The pepper plants have begun to flower, adding a new shade to the garden’s palette!
Blue /
It may be monsoon season, which means frequent storms around dinnertime, but mid-morning there’s often nothing but clear skies overhead.
Green /
The melon plant has yet to fertilize more flowers, but its one existing fruit is doing well these days (even with a pockmark from the recent hail).
Yellow /
Another female blossom opened this morning! More pumpkins are on the way!
Orange /
While new pumpkins begin to grow, their older siblings have quickly darkened from green to yellow to deep orange.
Newbie /
We have a newbie on one of the pumpkin plants today! So much for hail damage ending their proliferation. Welcome to the family, cucurbit number three; can’t wait to see how you develop, and what your features eventually reveal about the pollen that fathered you.
Sneezy /
I swear I won’t let my love of alliteration and internal rhymes turn this into a series of posts named for Disney’s seven dwarfs. But it so happens that I woke up this morning all puffy and snuffly, sneezing nonstop for a half hour or so until my antihistamine pill kicked in. Could be caused by the thin veil of smoke that’s wafting all across the American West this August; seems more likely that some species in the area is at that special point in its life cycle when it’s compelled to release billows of pollen into the air.
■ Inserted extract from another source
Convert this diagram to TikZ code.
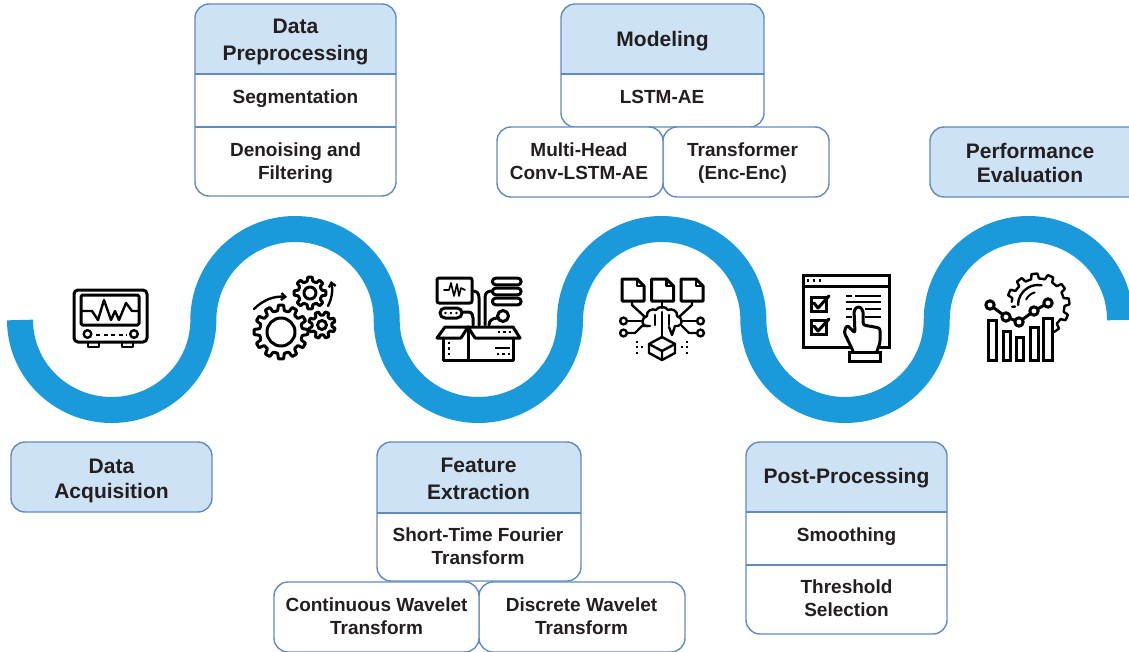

Good luck with your reproduction, mystery plants. I’ll be keeping the windows shut and sneezing it out.
Cozy /
For some reason today I was driven by a rare but urgent desire to clean the whole house. After hours of dusting, decluttering, and proudly rearranging all my various books and trinkets, I realized maybe this random nesting instinct kicked in as a reaction to my recent travels. Adventuring out into the world is wonderful. So is having a deep connection to one’s home. I don’t normally think of August as a time for coziness, but for today, at least, it is.
Hazy /
The ongoing thunderstorms across the state are a mixed blessing. They’ve brought fresh moisture in a year of drought, but also sparked forest fires with lightning strikes. I might not have noticed the hint of smoke in the city’s atmosphere if my partner hadn’t pointed it out to me, but now that I see it I can’t not see it. Even the clearest blue skies look a little hazy these days.
Hardy /
Well, I stand corrected about the pumpkins. It’s almost as if, despite the hail-sized holes riddling their stalks and leaves, the plants heard me express doubt that they’d be able to produce any more fruit and put out a single fresh flower this morning just to prove me wrong. Of course, one flower isn’t enough—we need a female to be pollinated by that male. But it’s a sign that living things are often hardier than they look.